Laird takes a 3-shot lead in Phoenix OpenPosted: Updated:
SCOTTSDALE, Ariz. (AP) -- For all his birdies Saturday, two big pars kept Martin Laird in control at the Phoenix Open.
Laird made 10-footers for par on the 16th and 18th holes and had a 3-under 68, giving him a three-shot lead going into the final round over a new pair of the next generation.
Hideki Matsuyama, the 22-year-old from Japan who already has seven worldwide victories, roared into contention with birdies on his last four holes for an 8-under 63, the low round of the tournament. Brooks Koepka, a 24-year-old who traveled the world to get back home to America, finally found some fairways and used his power to shoot 64. They were tied for second with Zach Johnson, who had a 67.
Laird, a 32-year-old Scot who has lived in Scottsdale the last 14 years, was at 13-under 200 as he goes for his fourth PGA Tour victory.
"Today was a little bit of everything," Laird said. "I hit some of my best shots and some of my worst.

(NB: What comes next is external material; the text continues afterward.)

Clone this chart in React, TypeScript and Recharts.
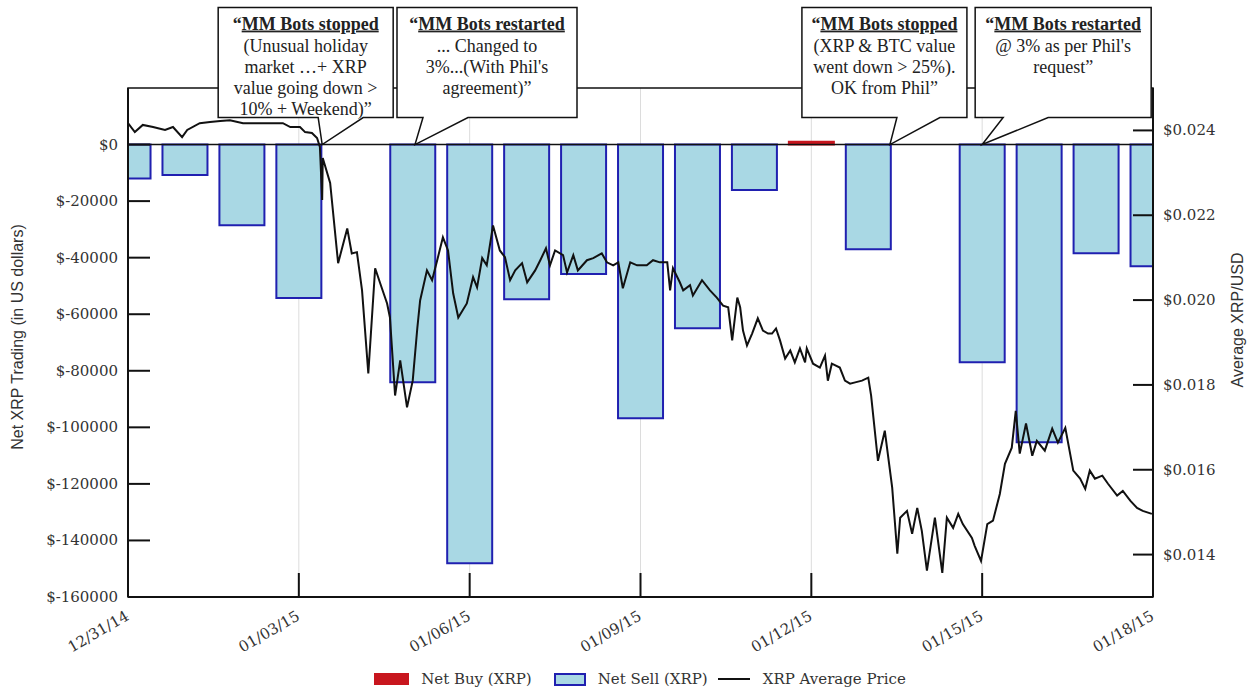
import React from 'react';
import {
  ComposedChart,
  Bar,
  Line,
  XAxis,
  YAxis,
  CartesianGrid,
  ReferenceLine,
  ReferenceArea,
  ReferenceDot,
  Cell,
} from 'recharts';

// Net trading per day (day 0 = 12/31/14), bots were off on days 4 and 14
const barDays = [0, 1, 2, 3, 5, 6, 7, 8, 9, 10, 11, 12, 13, 15, 16, 17, 18];
const netTrading = [
  -12000, -10800, -28500, -54300, -84100, -148100, -54700, -45800, -96800,
  -65000, -16100, 1000, -37000, -77000, -105300, -38400, -43000,
];

// XRP average price: [day, USD]
const priceSeries: [number, number][] = [
  [0, 0.02417], [0.12, 0.02396], [0.26, 0.02413], [0.44, 0.02408], [0.65, 0.02401],
  [0.79, 0.02408], [0.95, 0.02384], [1.04, 0.02401], [1.26, 0.02417], [1.44, 0.0242],
  [1.62, 0.02422], [1.79, 0.02424], [2.02, 0.02417], [2.27, 0.02417], [2.49, 0.02417],
  [2.72, 0.02417], [2.85, 0.02408], [3.02, 0.02408], [3.11, 0.02396], [3.23, 0.02394],
  [3.32, 0.02382], [3.37, 0.02361], [3.41, 0.02236], [3.42, 0.02335], [3.55, 0.02276],
  [3.69, 0.02087], [3.85, 0.02169], [3.93, 0.0211], [4.02, 0.02113], [4.11, 0.02023],
  [4.22, 0.01827], [4.34, 0.02075], [4.43, 0.02039], [4.55, 0.01992], [4.6, 0.01959],
  [4.69, 0.01775], [4.78, 0.01858], [4.9, 0.01747], [5.0, 0.0181], [5.08, 0.01933],
  [5.13, 0.01999], [5.25, 0.0207], [5.34, 0.02047], [5.43, 0.02094], [5.53, 0.02148],
  [5.62, 0.02117], [5.71, 0.02016], [5.8, 0.01959], [5.95, 0.01992], [6.06, 0.02054],
  [6.13, 0.0203], [6.22, 0.02099], [6.3, 0.02082], [6.41, 0.02176], [6.53, 0.02117],
  [6.62, 0.02101], [6.71, 0.02047], [6.8, 0.0207], [6.92, 0.02087], [7.01, 0.02042],
  [7.15, 0.0207], [7.24, 0.02094], [7.34, 0.02122], [7.41, 0.02082], [7.5, 0.02117],
  [7.64, 0.02106], [7.71, 0.02065], [7.82, 0.02106], [7.9, 0.0207], [8.06, 0.02094],
  [8.17, 0.02099], [8.32, 0.0211], [8.41, 0.02089], [8.52, 0.02082], [8.61, 0.02089],
  [8.69, 0.02028], [8.82, 0.02089], [8.94, 0.02082], [9.11, 0.02082], [9.22, 0.02094],
  [9.34, 0.02089], [9.47, 0.02089], [9.52, 0.02023], [9.57, 0.02075], [9.69, 0.02042],
  [9.75, 0.02023], [9.87, 0.02035], [9.92, 0.02011], [10.08, 0.02047], [10.22, 0.02023],
  [10.34, 0.02006], [10.45, 0.01987], [10.54, 0.01983], [10.61, 0.01905], [10.7, 0.02006],
  [10.75, 0.01983], [10.8, 0.01928], [10.87, 0.01893], [10.96, 0.01921], [11.06, 0.01957],
  [11.15, 0.01928], [11.24, 0.01921], [11.31, 0.01921], [11.38, 0.01933], [11.45, 0.01905],
  [11.54, 0.01862], [11.63, 0.01881], [11.71, 0.01853], [11.8, 0.01886], [11.89, 0.01853],
  [11.92, 0.01886], [12.03, 0.0185], [12.15, 0.01841], [12.24, 0.01869], [12.29, 0.0181],
  [12.36, 0.0185], [12.5, 0.01841], [12.59, 0.0181], [12.68, 0.01803], [12.77, 0.01806],
  [12.89, 0.0181], [13.0, 0.01817], [13.05, 0.01775], [13.17, 0.01621], [13.29, 0.01692],
  [13.42, 0.01558], [13.51, 0.01402], [13.56, 0.01487], [13.68, 0.01503], [13.77, 0.01449],
  [13.86, 0.0151], [13.94, 0.01456], [14.03, 0.01362], [14.17, 0.01487], [14.3, 0.01357],
  [14.38, 0.01487], [14.49, 0.01463], [14.58, 0.01496], [14.66, 0.01472], [14.82, 0.01439],
  [14.87, 0.0142], [14.98, 0.01385], [15.09, 0.01472], [15.19, 0.0148], [15.31, 0.01543],
  [15.4, 0.01614], [15.52, 0.01652], [15.59, 0.01739], [15.66, 0.01638], [15.77, 0.01709],
  [15.88, 0.01633], [15.96, 0.01668], [16.1, 0.01645], [16.23, 0.01697], [16.33, 0.01664],
  [16.46, 0.01699], [16.6, 0.01598], [16.72, 0.01579], [16.81, 0.01555], [16.89, 0.01598],
  [16.98, 0.01579], [17.11, 0.01586], [17.21, 0.01567], [17.37, 0.01539], [17.47, 0.0155],
  [17.6, 0.01527], [17.72, 0.0151], [17.82, 0.01503], [17.98, 0.01496],
];

const xTicks = [0, 3, 6, 9, 12, 15, 18];
const xTickLabels = ['12/31/14', '01/03/15', '01/06/15', '01/09/15', '01/12/15', '01/15/15', '01/18/15'];
const netTicks = [0, -20000, -40000, -60000, -80000, -100000, -120000, -140000, -160000];
const priceTicks = [0.014, 0.016, 0.018, 0.02, 0.022, 0.024];

// callouts: tip day on the $0 line, box/tail edges as px offsets from the tip
const notes = [
  {
    tip: 3.41,
    title: 'MM Bots stopped',
    lines: ['(Unusual holiday', 'market …+ XRP', 'value going down >', '10% + Weekend)”'],
    box: [-104, 71],
    base: [-4, 41],
  },
  {
    tip: 5.04,
    title: 'MM Bots restarted',
    lines: ['... Changed to', "3%...(With Phil's", 'agreement)”'],
    box: [-18, 162],
    base: [8, 53],
  },
  {
    tip: 13.38,
    title: 'MM Bots stopped',
    lines: ['(XRP & BTC value', 'went down > 25%).', 'OK from Phil”'],
    box: [-88, 77],
    base: [7, 50],
  },
  {
    tip: 15.0,
    title: 'MM Bots restarted',
    lines: ["@ 3% as per Phil's", 'request”'],
    box: [-7, 169],
    base: [21, 66],
  },
];

const barData = barDays.map((day, i) => ({ day, net: netTrading[i] }));
const priceData = priceSeries.map(([d, p]) => ({ d, p }));

const BUY = '#c8161e';
const SELL_FILL = '#a9d8e4';
const SELL_STROKE = '#2020b0';
const SERIF = '"DejaVu Serif", serif';
const TIMES = '"Liberation Serif", "Times New Roman", serif';

function DateTick({ x, y, payload }: any) {
  const label = xTickLabels[xTicks.indexOf(payload.value)];
  const tx = x + 2;
  const ty = y + 22;
  return (
    <g>
      <line x1={x} x2={x} y1={y} y2={y - 24} stroke="#111" strokeWidth={2} />
      <text x={tx} y={ty} textAnchor="end" fontFamily={SERIF} fontSize={15} fill="#333" transform={`rotate(-30 ${tx} ${ty})`}>
        {label}
      </text>
    </g>
  );
}

function NetTick({ x, y, payload }: any) {
  return (
    <g>
      <line x1={x} x2={x + 22} y1={y} y2={y} stroke="#111" strokeWidth={2} />
      <text x={x - 10} y={y + 5} textAnchor="end" fontFamily={SERIF} fontSize={15} fill="#333">
        {`$${payload.value}`}
      </text>
    </g>
  );
}

function PriceTick({ x, y, payload }: any) {
  return (
    <g>
      <line x1={x} x2={x - 20} y1={y} y2={y} stroke="#111" strokeWidth={2} />
      <text x={x + 10} y={y + 5} textAnchor="start" fontFamily={SERIF} fontSize={15} fill="#333">
        {`$${payload.value.toFixed(3)}`}
      </text>
    </g>
  );
}

function Callout({ cx, cy, note }: any) {
  const [l, r] = note.box;
  const [bl, br] = note.base;
  const top = cy - 137;
  const bottom = cy - 27;
  const d = `M${cx + l},${top} H${cx + r} V${bottom} H${cx + br} L${cx},${cy} L${cx + bl},${bottom} H${cx + l} Z`;
  const mid = cx + (l + r) / 2;
  return (
    <g>
      <path d={d} fill="#fff" stroke="#111" strokeWidth={1.5} />
      <text x={mid} y={top + 22} textAnchor="middle" fontFamily={TIMES} fontSize={18} fontWeight="bold" fill="#222">
        <tspan>“</tspan>
        <tspan style={{ textDecoration: 'underline' }}>{note.title}</tspan>
      </text>
      {note.lines.map((s: string, i: number) => (
        <text key={i} x={mid} y={top + 44 + i * 21} textAnchor="middle" fontFamily={TIMES} fontSize={18} fill="#222">
          {s}
        </text>
      ))}
    </g>
  );
}

export default function App() {
  return (
    <div style={{ position: 'absolute', left: 0, top: 0, width: 1250, height: 690, background: '#fff', fontFamily: SERIF }}>
      <ComposedChart width={1250} height={690} data={barData} margin={{ top: 88, right: 37, bottom: 43, left: 68 }}>
        <CartesianGrid horizontal={false} stroke="#dcdcdc" yAxisId="net" />
        <XAxis
          dataKey="day"
          type="number"
          domain={[0, 18]}
          ticks={xTicks}
          interval={0}
          allowDataOverflow
          height={50}
          tickSize={0}
          tickMargin={0}
          tickLine={false}
          tick={<DateTick />}
          axisLine={{ stroke: '#111', strokeWidth: 2 }}
        />
        <XAxis xAxisId="t" dataKey="d" type="number" domain={[0, 18]} allowDataOverflow hide />
        <YAxis
          yAxisId="net"
          orientation="left"
          domain={[-160000, 20000]}
          ticks={netTicks}
          interval={0}
          allowDataOverflow
          width={60}
          tickSize={0}
          tickMargin={0}
          tickLine={false}
          tick={<NetTick />}
          axisLine={{ stroke: '#111', strokeWidth: 2 }}
        />
        <YAxis
          yAxisId="price"
          orientation="right"
          domain={[0.013, 0.025]}
          ticks={priceTicks}
          interval={0}
          allowDataOverflow
          width={60}
          tickSize={0}
          tickMargin={0}
          tickLine={false}
          tick={<PriceTick />}
          axisLine={{ stroke: '#111', strokeWidth: 2 }}
        />
        <ReferenceArea yAxisId="net" x1={0} x2={18} y1={-160000} y2={20000} fill="none" stroke="#111" strokeWidth={1.5} />
        <Bar yAxisId="net" dataKey="net" barSize={45} isAnimationActive={false}>
          {barData.map((e, i) => (
            <Cell key={`c-${i}`} fill={e.net > 0 ? BUY : SELL_FILL} stroke={e.net > 0 ? BUY : SELL_STROKE} strokeWidth={2} />
          ))}
        </Bar>
        <ReferenceLine yAxisId="net" y={0} stroke="#111" strokeWidth={1.5} />
        <Line
          xAxisId="t"
          yAxisId="price"
          data={priceData}
          dataKey="p"
          type="linear"
          stroke="#111"
          strokeWidth={2}
          dot={false}
          isAnimationActive={false}
        />
        {notes.map((n, i) => (
          <ReferenceDot
            key={`n-${i}`}
            yAxisId="net"
            x={n.tip}
            y={0}
            r={1}
            shape={(p: any) => <Callout cx={p.cx} cy={p.cy} note={n} />}
          />
        ))}
      </ComposedChart>

      {/* axis titles */}
      <div style={{ position: 'absolute', left: 18 - 200, top: 337 - 10, width: 400, lineHeight: '20px', textAlign: 'center', transform: 'rotate(-90deg)', fontFamily: '"Liberation Sans", Arial, sans-serif', fontSize: 16, color: '#333' }}>
        Net XRP Trading (in US dollars)
      </div>
      <div style={{ position: 'absolute', left: 1238 - 150, top: 320 - 10, width: 300, lineHeight: '20px', textAlign: 'center', transform: 'rotate(-90deg)', fontFamily: '"Liberation Sans", Arial, sans-serif', fontSize: 16, color: '#333' }}>
        Average XRP/USD
      </div>

      {/* legend */}
      <div style={{ position: 'absolute', left: 0, top: 670, width: 1280, display: 'flex', justifyContent: 'center', alignItems: 'center', fontSize: 15, color: '#333' }}>
        <div style={{ width: 35, height: 12, background: BUY, marginRight: 12 }} />
        <span>Net Buy (XRP)</span>
        <div style={{ width: 28, height: 9, background: SELL_FILL, border: `2px solid ${SELL_STROKE}`, marginLeft: 22, marginRight: 12 }} />
        <span>Net Sell (XRP)</span>
        <div style={{ width: 32, height: 2, background: '#111', marginLeft: 10, marginRight: 13 }} />
        <span>XRP Average Price</span>
      </div>
    </div>
  );
}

Obviously, I'm happy to extend my lead. I'm going to have to play better tomorrow."
Among the 15 players within five shots of the lead was Francesco Molinari of Italy, who made a hole-in-one before more than 15,000 rowdy fans on the par-3 16th hole. It was the first ace in the notorious arena on Saturday - the biggest day at the Phoenix Open - since Tiger Woods in 1997.
Perhaps the biggest surprise was Jon Rahm of Spain, a junior at Arizona State playing this week on a sponsor's exemption. He got the gallery on his side early, especially by wearing a Sun Devils jersey when he teed off on the 16th, and shot 66. Rahm was at 9-under 204, along with Ryan Palmer (68) and 21-year-old Justin Thomas, who had four birdies over his last six holes to salvage a 69.
Laird played in the final group with Thomas and 21-year-old Daniel Berger, two players who were still in high school three years ago. That's the way golf is shifting, players getting younger and more fearless. And that's what Laird faces again on Sunday.
Matsuyama, who won the Memorial last year, was the first rookie to win the Japan Golf Tour money list and already is No. 18 in the world. He played bogey-free, and it was his birdie streak at the end of the round that put him into contention.
The best one of all was his 50-degree wedge into the 16th and a salute from the crowd.
Koepka is the Floridian who went to the far corners of the world to chase his card, starting at the Challenge Tour on Europe and then winning the Turkish Open last year. He was 3 over on the par 5s this week, his first tournament in nearly two months, and made up some ground Saturday. Koepka hit the fairway on two par 5s on the back nine, setting up simple up-and-down birdies, and he made birdie on the 17th.
"It's just a little bit of rust, just not playing in two months," Koepka said. "Felt like today I was finally comfortable. Being out there the last two days, it was almost like I was trying to find the driver a little bit."
Laird never lost the lead Saturday, though he was spotting on the front nine. He holed a 45-foot putt from the fringe on the 11th hole, two-putted for birdie on the 13th and was poised to stretch his lead until pulling his tee shot into the water on the 15th. He wound up making bogey, and then went left of the 16th green into the bunker and was staring at another bogey. But he made the par putt, had perfect touch on a wedge to 3 feet for birdie on the 17th and escaped with another par on the 18th.
Even with an overcast sky and cool temperatures, TPC Scottsdale still had a big buzz. The hope was for a record attendance - as it had been all week - until Tiger Woods and Phil Mickelson both missed the cut. The attendance was 159,906, some 40,000 short of the record last year.
But it was loud enough, especially the final hour.
"It shouldn't be a struggle to get your adrenaline going," Laird said.